Jakob sacudió la cabeza.
—No entiendo el juego, pero he visto que no te esforzabas. Como si hubieras perdido las ganas de jugar.
Tibor sonrió y le pasó la mano por el pelo.
—¡Qué listo eres! Naturalmente tienes razón, no me he esforzado. He dejado ganar al otro. Pero en cualquier caso habría perdido, créeme. Es verdad que habría podido alargar la partida y tal vez hubiera llegado a conseguir unas tablas, pero el otro era mejor.
—El turco.
—Sí. El turco.
—De todas maneras has estado fantástico. ¡Todos han aplaudido! Se lo contaré enseguida a mamá.
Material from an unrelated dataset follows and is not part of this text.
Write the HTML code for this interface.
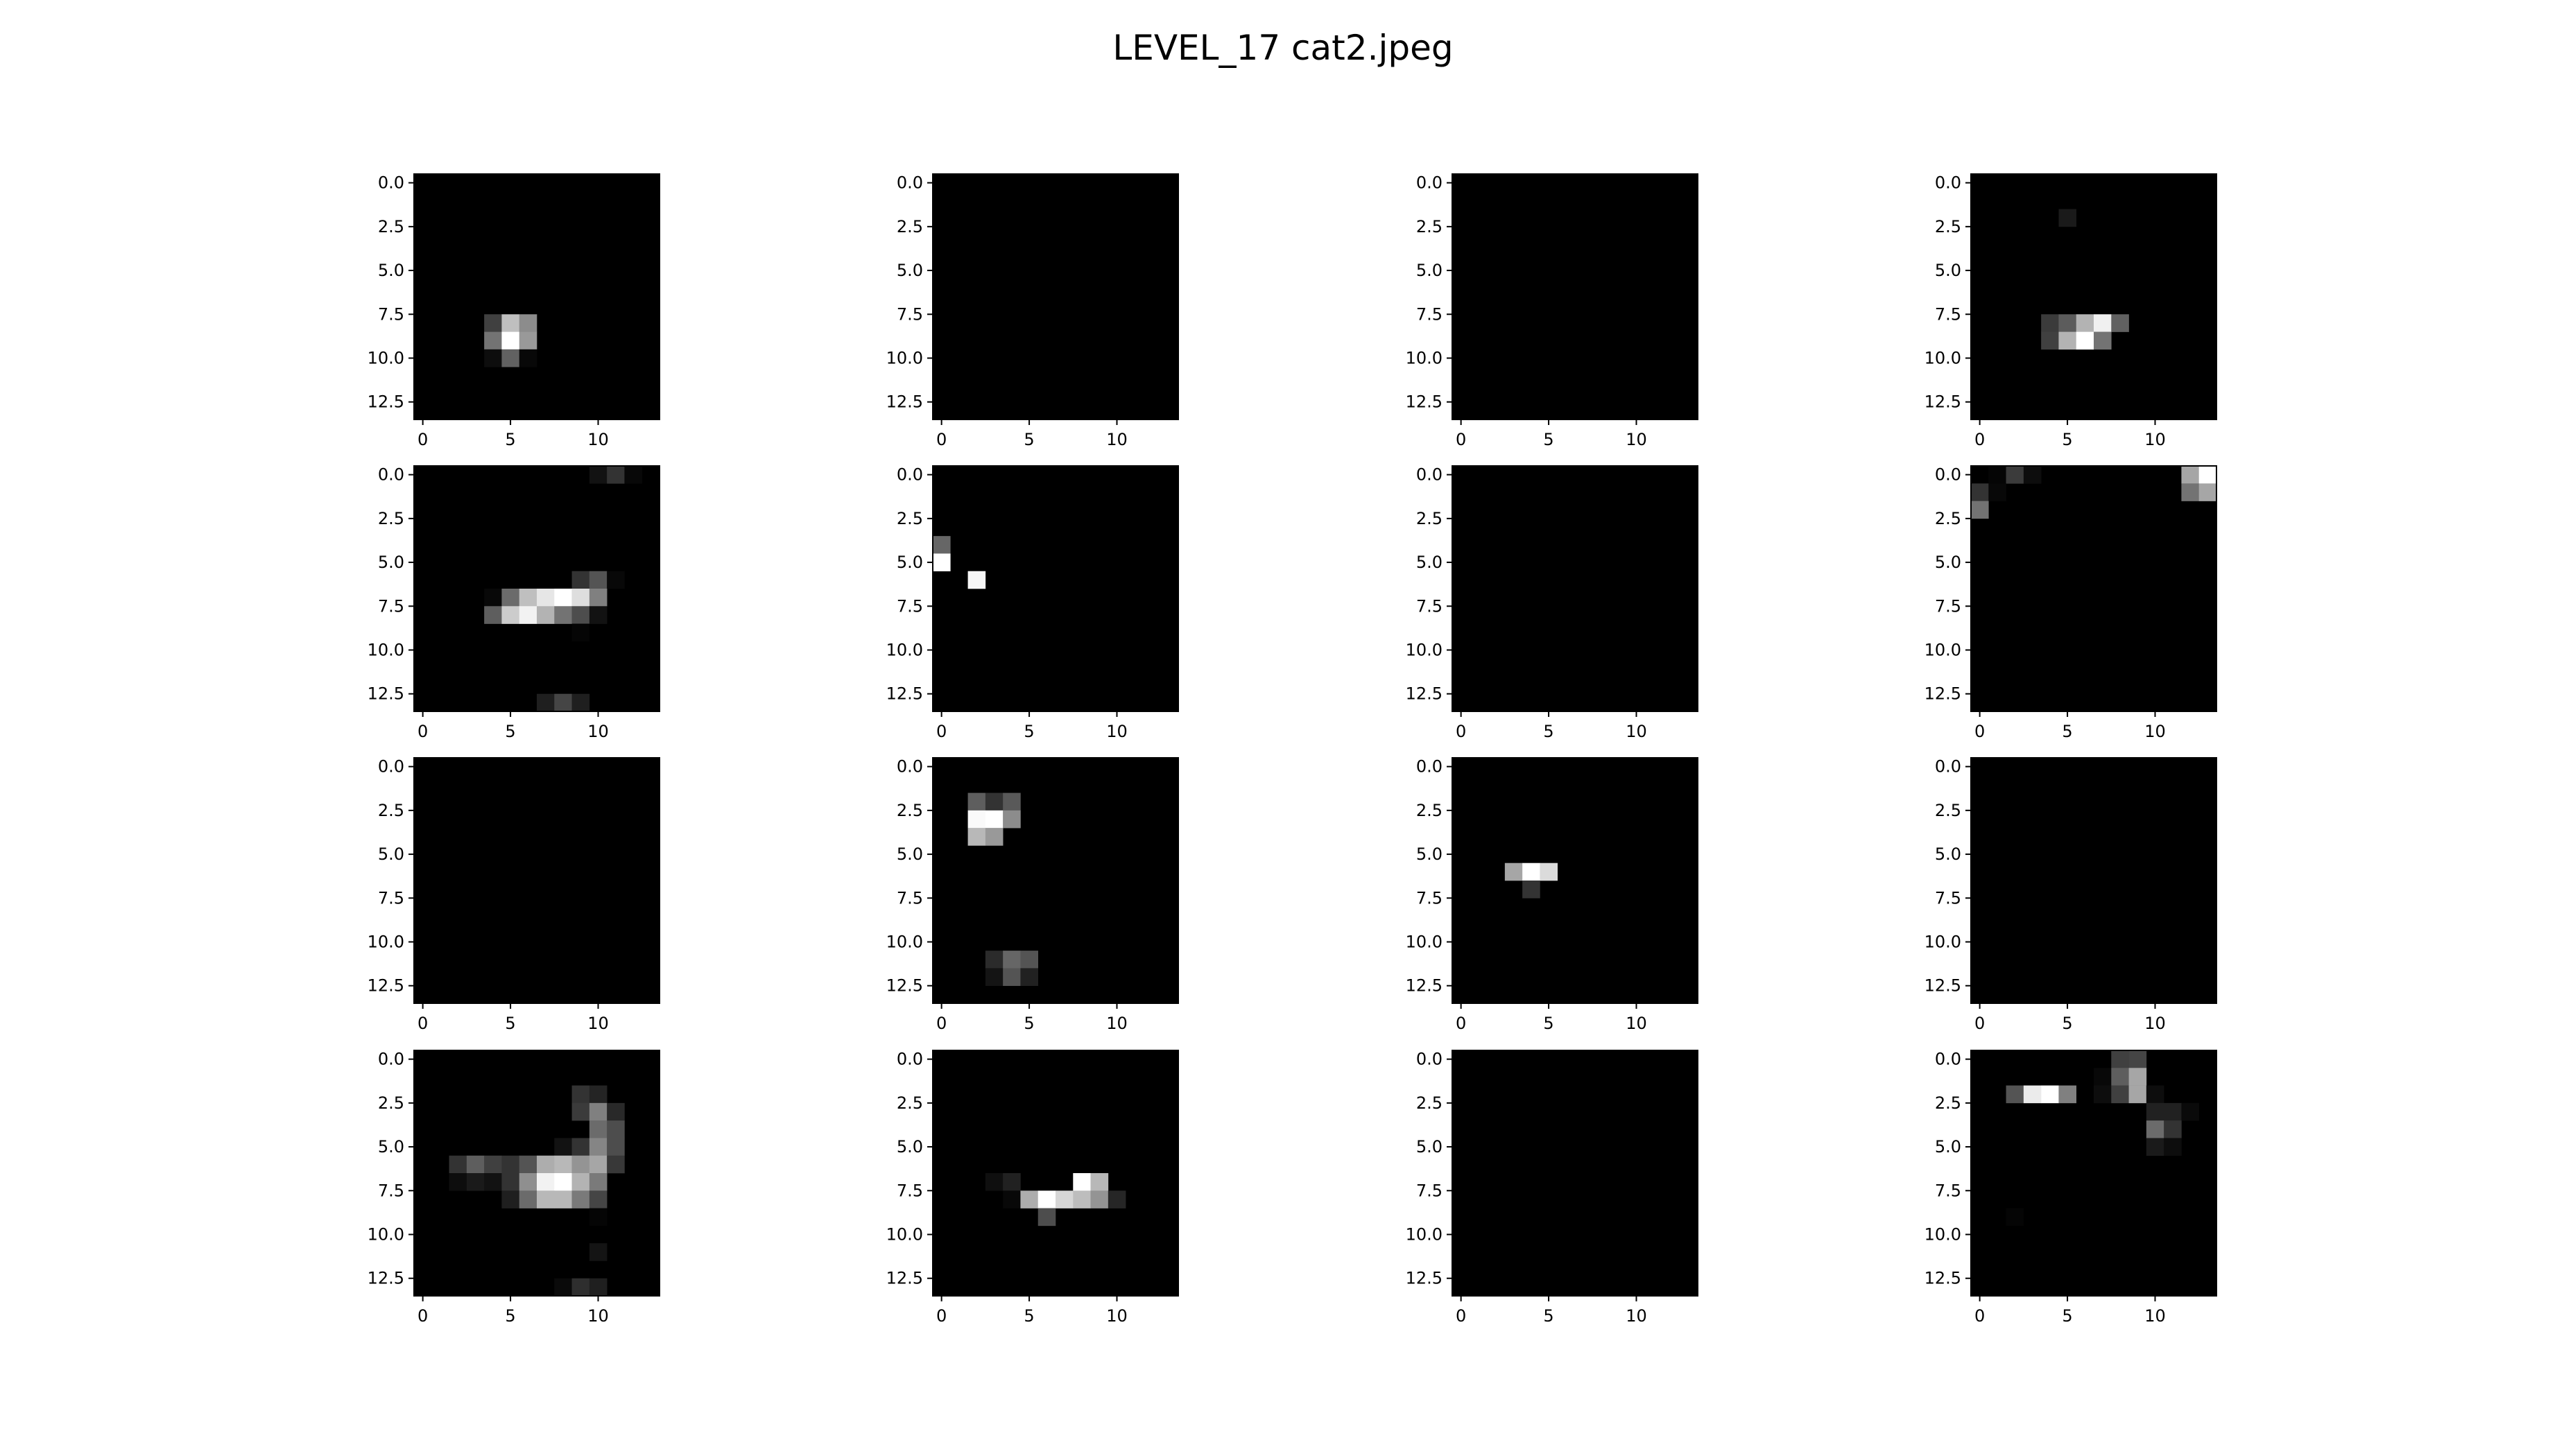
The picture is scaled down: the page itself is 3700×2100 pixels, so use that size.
<!DOCTYPE html>
<html><head><meta charset="utf-8"><style>
html,body{margin:0;padding:0;background:#fff;}
svg{display:block;font-family:"DejaVu Sans","Liberation Sans",sans-serif;}
</style></head><body>
<svg id="fig" width="3700" height="2100" viewBox="0 0 3700 2100">
<text x="1850" y="86" text-anchor="middle" font-size="50" fill="#000">LEVEL_17 cat2.jpeg</text>
</svg>
<script>
// each entry: [row, col, intensity 0..1]; unlisted cells are 0
const map1=[[8,4,.25],[8,5,.75],[8,6,.55],[9,4,.45],[9,5,1],[9,6,.6],[10,4,.05],[10,5,.38],[10,6,.03]];
const map2=[];
const map3=[];
const map4=[[2,5,.1],[8,4,.23],[8,5,.36],[8,6,.7],[8,7,.94],[8,8,.38],[9,4,.25],[9,5,.7],[9,6,1],[9,7,.45]];
const map5=[[0,10,.07],[0,11,.2],[0,12,.03],[6,9,.2],[6,10,.33],[6,11,.03],[7,4,.03],[7,5,.42],[7,6,.75],[7,7,.9],[7,8,1],[7,9,.87],[7,10,.5],[8,4,.37],[8,5,.8],[8,6,.95],[8,7,.7],[8,8,.45],[8,9,.3],[8,10,.07],[9,9,.02],[13,7,.12],[13,8,.27],[13,9,.12]];
const map6=[[4,0,.4],[5,0,1],[6,2,.97]];
const map7=[];
const map8=[[0,1,.02],[0,2,.23],[0,3,.05],[0,12,.65],[0,13,1],[1,0,.2],[1,1,.03],[1,12,.45],[1,13,.65],[2,0,.45]];
const map9=[];
const map10=[[2,2,.37],[2,3,.2],[2,4,.35],[3,2,.98],[3,3,1],[3,4,.55],[4,2,.72],[4,3,.6],[11,3,.17],[11,4,.4],[11,5,.33],[12,3,.08],[12,4,.33],[12,5,.13]];
const map11=[[6,3,.65],[6,4,1],[6,5,.86],[7,4,.2]];
const map12=[];
const map13=[[2,9,.2],[2,10,.14],[3,9,.23],[3,10,.5],[3,11,.16],[4,10,.42],[4,11,.3],[5,8,.07],[5,9,.2],[5,10,.52],[5,11,.3],[6,2,.2],[6,3,.37],[6,4,.25],[6,5,.2],[6,6,.33],[6,7,.68],[6,8,.72],[6,9,.58],[6,10,.65],[6,11,.22],[7,2,.05],[7,3,.1],[7,4,.07],[7,5,.2],[7,6,.56],[7,7,.95],[7,8,1],[7,9,.7],[7,10,.48],[8,5,.12],[8,6,.42],[8,7,.72],[8,8,.72],[8,9,.48],[8,10,.27],[9,10,.02],[11,10,.08],[13,8,.04],[13,9,.18],[13,10,.12]];
const map14=[[7,3,.06],[7,4,.13],[7,8,1],[7,9,.72],[8,4,.03],[8,5,.68],[8,6,1],[8,7,.84],[8,8,.74],[8,9,.58],[8,10,.15],[9,6,.3]];
const map15=[];
const map16=[[0,8,.25],[0,9,.27],[1,7,.03],[1,8,.37],[1,9,.65],[2,2,.33],[2,3,.92],[2,4,1],[2,5,.5],[2,7,.05],[2,8,.25],[2,9,.65],[2,10,.05],[3,10,.13],[3,11,.13],[3,12,.04],[4,10,.42],[4,11,.2],[5,10,.1],[5,11,.05],[9,2,.02]];
const yTicks=[0,2.5,5,7.5,10,12.5];
const xTicks=[0,5,10];
const gridN=14;

const maps=[map1,map2,map3,map4,map5,map6,map7,map8,map9,map10,map11,map12,map13,map14,map15,map16];
const NS="http://www.w3.org/2000/svg";
const svg=document.getElementById('fig');
const colX=[597,1345,2094,2842], rowY=[251,672,1093,1515], S=354;
function mk(t,a){const e=document.createElementNS(NS,t);for(const k in a)e.setAttribute(k,a[k]);return e;}
maps.forEach((m,i)=>{
  const x0=colX[i%4], y0=rowY[Math.floor(i/4)], c=S/gridN;
  const sx=v=>x0+(v+0.5)*c, sy=v=>y0+(v+0.5)*c;
  const g=mk('g',{});
  
  
  svg.appendChild(g);
  const bg=mk('rect',{x:x0,y:y0,width:S,height:S,fill:'#000'});
  
  
  g.appendChild(bg);
  m.forEach(([r,cc,v])=>{
    const gv=Math.round(v*255);
    const cell=mk('rect',{x:sx(cc-0.5),y:sy(r-0.5),width:c+0.3,height:c+0.3,fill:`rgb(${gv},${gv},${gv})`});
    
    
    g.appendChild(cell);
  });
  const fr=mk('rect',{x:x0,y:y0,width:S,height:S,fill:'none',stroke:'#000','stroke-width':2});
  
  
  g.appendChild(fr);
  yTicks.forEach(t=>{
    const y=sy(t);
    const tk=mk('line',{x1:x0-8,x2:x0,y1:y,y2:y,stroke:'#000','stroke-width':2});
    
    
    g.appendChild(tk);
    const lb=mk('text',{x:x0-14,y:y+8,'text-anchor':'end','font-size':24,fill:'#000'});
    lb.textContent=t.toFixed(1);
    
    
    g.appendChild(lb);
  });
  xTicks.forEach(t=>{
    const x=sx(t);
    const tk=mk('line',{x1:x,x2:x,y1:y0+S,y2:y0+S+8,stroke:'#000','stroke-width':2});
    
    
    g.appendChild(tk);
    const lb=mk('text',{x:x,y:y0+S+37,'text-anchor':'middle','font-size':24,fill:'#000'});
    lb.textContent=String(t);
    
    
    g.appendChild(lb);
  });
});
</script>
</body></html>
Durante un rato permanecieron callados. No había viento y la nieve de la noche se había fundido, pero todavía hacía un frío terrible. Jakob miró el paisaje, y luego a su padre.
—¿Estás pensando en la máquina? —preguntó.
—No, no —respondió Tibor—. Estaba pensando en tu madre. En tu madre carnal.
—¿En Elise?
—Sí. Es una pena que no pudieras disfrutar más de ella.
—Hubiera podido quedarse.
Tibor suspiró.
—Sencillamente no soportaba La Chaux-de-Fonds. La vida como madre en un pueblecito suizo no estaba hecha para ella. Quería algo más. Le prometí que velaría por ti, de modo que se fue a París a probar fortuna. El verano después de tu nacimiento.
—¿Y encontró lo que buscaba?
—No, no lo creo. Cuatro años más tarde volvió, cuando yo ya hacía tiempo que estaba casado con mamá.
—Y estaba enferma cuando vino a casa.
—Exacto. Dijo que quería curarse de su enfermedad con nosotros. Pero seguramente ya sabía que no se curaría nunca. Solo quería volver a verte otra vez. Y a mí. Porque cuando consiguió lo que había venido a buscar, todo fue muy rápido.
¿Recuerdas el día en que la llevamos al cementerio?
Jakob asintió. Después de una pausa, preguntó:
—¿La amabas?
—Sí —dijo Tibor; respiró varias veces y luego añadió—: Sí, la amé mucho.
—¿Tanto como a mamá?
—No se puede comparar.
—¿Y ella también te amaba?
Tibor bajó los ojos y sacudió la cabeza.
—No. No del todo, me temo.
—¿Por qué no?
—No lo sé.
—¿Porque eres pequeño?
—Tal vez. Pero también es posible que no fuera por eso. ¿Sabes, Jakob?, ella me reveló una cosa antes de morir. Estaba triste por no haber amado nunca como yo lo hacía, me dijo, y que a veces incluso había estado celosa de mí por esto; sobre todo cuando nos veía juntos con mamá. —Tibor miró a Jakob a los ojos—. Y luego dijo:
«Nunca he experimentado realmente el amor, pero sé que con ningún otro hombre de los que he conocido he estado tan cerca de este sentimiento como contigo».
Jakob no se atrevió a replicar nada, y se alegró de que su padre, sin decir palabra, le tendiera las riendas y él pudiera concentrarse en guiar al caballo, mientras Tibor seguía observando el paisaje.